Tuesday, January 20, 2009

Trippin' with Jimmy Carter

It was 32 years ago today that I had one helluva cold and wild time scootin' around downtown Washington DC for Jimmy Carter's inauguration. A busload or two of us from my senior high school class went as part of our Humanities class. I had no real interest in the event per se, it was just a good excuse to get a day off of school.

It was going to be cold—this we knew—but my memory of it was that it was a lot colder than it actually was. A little research shows that it was around 28°F or so, but I do remember that demon wind making it feel a LOT colder.

BAH! The wimps all over the TV are talking about how cold it's going to be for Obama's inauguration.

BAH, I SAY! We experienced one seriously dang cold jaunt around the city. What did it feel like back in '77...about 8-12°F?

But my buddy P.I. and I didn't care. I had gotten a couple tabs of blotter a day or two before. The guy I got it from said it was "psilocybin" blotter. I was skeptical—never heard of such an animal. Keeping this in context, I have to reveal that there was a steady connection of mighty clean and potent LSD in my school, for years. What I do know—and this wasn't a product of the power of suggestion—the blotter tasted oddly mushroom-like, and it took longer to come on than any LSD I'd ever taken. Maybe there was something to the "psilocybin" blotter story? Who knows? All I know is that it took nearly the entire bus-ride from central PA to Washington D.C. for the buzz to really come on.

Also, between the two of us, we had a couple-three grams of hash and a little one-hitter pipe. We probably sunk down in our seats in the bus and toked a quick hit or two on the way there.

But here we were dumped off in D.C., our only instructions were to be back at the bus at a certain time for the ride back.

So P.I. and I immediately began trying to figure out where to burn some of the hash we had. Tough task. The city was thickly mobbed, people all over, literally everywhere, and there were cops standing in guard formation, one every 8 feet along the streets. We spotted a long row of portable toilets...probably 30 or 40 of 'em. P.I. went in one of them in the middle of the row, toked a little, while I stood about 20 yards away. Five minutes later I went in the same one. We stood in that stupid little hovel for about 10 minutes, blissfully out of the wind, tripping and toking and whispering and laughing and looking out the vent and trying to be dead quiet when somebody tugged first on the door of the one we were in, and then entered the one next to us.

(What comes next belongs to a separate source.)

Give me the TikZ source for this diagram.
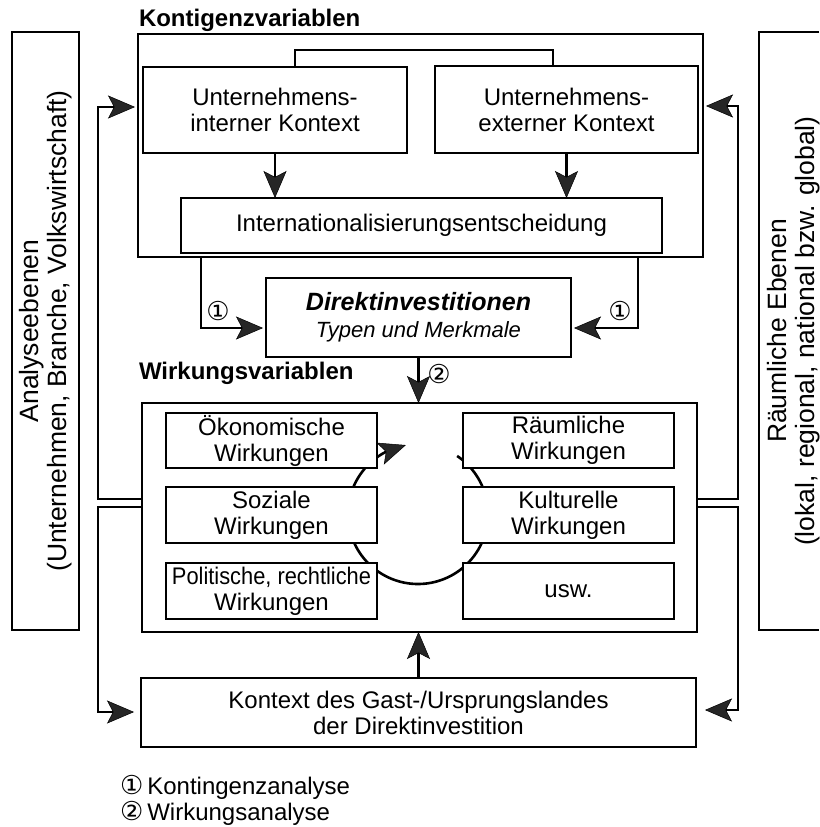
\documentclass[tikz,border=0pt]{standalone}
\usepackage{fontspec}
\setmainfont{Liberation Sans}
\newfontfamily\symfont{DejaVu Sans}
\usetikzlibrary{arrows.meta,bending}

\begin{document}
\begin{tikzpicture}[x=1pt,y=-1pt,
  every node/.style={inner sep=0pt, outer sep=0pt},
  txt/.style={font=\fontsize{24}{26}\selectfont, align=center},
  side/.style={font=\fontsize{26.5}{28}\selectfont, align=center, rotate=90},
  box/.style={txt, draw, line width=1.8pt, fill=white},
  frame/.style={draw, line width=1.8pt},
  conn/.style={line width=2.8pt},
  tip/.tip={Stealth[length=27pt, width=23pt, inset=6pt, line width=0.5pt, fill=black!85]},
  arr/.style={conn, -tip},
  head/.style={font=\fontsize{24}{26}\selectfont\bfseries, anchor=base west},
  cnum/.style={font=\fontsize{26}{28}\symfont},
]
\useasboundingbox (0,0) rectangle (819,827);

% side panels
\node[frame, minimum width=67pt, minimum height=598pt] (analyse) at (45.5,331) {};
\node[side] (analysetxt) at (46,331) {Analyseebenen\\(Unternehmen, Branche, Volkswirtschaft)};
\draw[frame] (819,32) -- (759,32) -- (759,630) -- (819,630);
\node[side] (raumtxt) at (794,331) {Räumliche Ebenen\\(lokal, regional, national bzw. global)};

% contingency block
\node[head] (konttitle) at (139,27) {Kontigenzvariablen};
\node[frame, minimum width=565pt, minimum height=223pt] (kont) at (420.5,145.5) {};
\node[box, minimum width=264pt, minimum height=86pt] (intern) at (275,110) {Unternehmens-\\interner Kontext};
\node[box, minimum width=263pt, minimum height=87pt] (extern) at (566.5,109.5) {Unternehmens-\\externer Kontext};
\node[box, minimum width=481pt, minimum height=55pt] (intl) at (421.5,225.5) {Internationalisierungsentscheidung};

\coordinate (linkL) at (295,50);
\coordinate (linkR) at (553,50);
\draw[conn] (intern.north -| linkL) -- (linkL) -- (linkR) -- (extern.north -| linkR);
\draw[arr] (intern.south) -- (intern.south |- intl.north);
\draw[arr] (extern.south) -- (extern.south |- intl.north);

% direct investment
\node[box, minimum width=305pt, minimum height=79pt] (direkt) at (418.5,317.5)
  {{\bfseries\itshape\fontsize{25}{27}\selectfont Direktinvestitionen}\\[1pt]{\itshape\fontsize{22}{24}\selectfont Typen und Merkmale}};

\coordinate (oneL) at (201,328);
\coordinate (oneR) at (638,328);
\draw[arr, shorten >=3pt] (kont.south -| oneL) -- (oneL) -- (oneL -| direkt.west);
\draw[arr, shorten >=3pt] (kont.south -| oneR) -- (oneR) -- (oneR -| direkt.east);
\node[cnum] (oneLlbl) at (218,311) {①};
\node[cnum] (oneRlbl) at (620,311) {①};

% effects block
\node[head] (wirktitle) at (139,379) {Wirkungsvariablen};
\node[frame, minimum width=555pt, minimum height=229pt] (wirk) at (419.5,517.5) {};
\draw[arr] (direkt.south) -- (direkt.south |- wirk.north);
\node[cnum] (twolbl) at (439,374) {②};

% cycle of effects
\draw[conn, line width=2.6pt, -tip]
  (418,514) ++(-56:70) arc[start angle=-56, end angle=260, radius=70];

\node[box, minimum width=211pt, minimum height=55pt] (oeko) at (271.5,440.5) {Ökonomische\\Wirkungen};
\node[box, minimum width=211pt, minimum height=56pt] (sozial) at (271.5,515) {Soziale\\Wirkungen};
\node[box, minimum width=211pt, minimum height=56pt] (polit) at (271.5,591) {\scalebox{0.91}[1]{Politische, rechtliche}\\Wirkungen};
\node[box, minimum width=211pt, minimum height=55pt] (raeum) at (568.5,440.5) {Räumliche\\Wirkungen};
\node[box, minimum width=211pt, minimum height=56pt] (kultur) at (568.5,515) {Kulturelle\\Wirkungen};
\node[box, minimum width=211pt, minimum height=56pt] (usw) at (568.5,591) {usw.};

% host / home country context
\node[box, minimum width=555pt, minimum height=69pt] (kontext) at (418.5,712.5)
  {Kontext des Gast-/Ursprungslandes\\der Direktinvestition};
\draw[arr] (kontext.north) -- (kontext.north |- wirk.south);

% feedback loops on the left
\coordinate (fbLa) at (98,499);
\coordinate (fbLb) at (98,507);
\coordinate (fbLtop) at (98,107);
\coordinate (fbLbot) at (98,712);
\draw[arr, shorten >=3pt] (wirk.west |- fbLa) -- (fbLa) -- (fbLtop) -- (fbLtop -| kont.west);
\draw[arr, shorten >=7pt] (wirk.west |- fbLb) -- (fbLb) -- (fbLbot) -- (fbLbot -| kontext.west);

% feedback loops on the right
\coordinate (fbRa) at (738,499);
\coordinate (fbRb) at (738,507);
\coordinate (fbRtop) at (738,106);
\coordinate (fbRbot) at (738,710);
\draw[arr, shorten >=3pt] (wirk.east |- fbRa) -- (fbRa) -- (fbRtop) -- (fbRtop -| kont.east);
\draw[arr, shorten >=9pt] (wirk.east |- fbRb) -- (fbRb) -- (fbRbot) -- (fbRbot -| kontext.east);

% legend
\node[txt, anchor=west] (leg1) at (120,787) {{\symfont\fontsize{26}{26}\selectfont ①}\,Kontingenzanalyse};
\node[txt, anchor=west] (leg2) at (120,813) {{\symfont\fontsize{26}{26}\selectfont ②}\,Wirkungsanalyse};
\end{tikzpicture}
\end{document}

He leaves, and I stay behind for a few minutes, toking by myself, then I walked out. We were laughing our asses of at the absurdity. It was cold as hell, but we didn't care. We were young, hardy, higher than fuckin' lab rats and 1000% distracted by sensory overload. It was a blast.

I've tried to tell some folks the scattered stories of that day, about our tiny little paper-flavored snack on the bus on the way there. About walking around and never quite getting our bearings; about the difficulty of stifling giggles and uproarious laughs as we tiny-toked our way to an even-further-enhanced historical experience, doing hash hitters in the porta potty. The two of us were brazen, and amazed that we could even get away with it, with cops every 8 feet apart along the sidewalk, 20 or 30 feet away as we peeked—and blew smoke—out the vent of the porta potty. About walking in one direction, against the seething crowd, and getting swept along as they surged toward us, following the parade out on the street. About walking in and through and out of government and office buildings, trying to find another safe, warm place to burn another round of blond Afghani.

I wish I had had the taste and talent for narrative writing back then, so that I might have put the details of these stories into a more solid form shortly after they happened. But I remember color and taste and smell of the experience; the specific and accurate details don't matter, really. I remember knowing then that I would never forget my place in the grander scheme of the day, and that I'd always reserve a special smile about it. It doesn't matter, really, whether I can convey the sense of the day to anyone else. *I* remember it, and I know of only a few other people who were *there* with us.

How the hell did we NOT get in some sort of trouble, and how the hell did we make our way back to the bus, on time?

THAT will remain a mystery for the ages.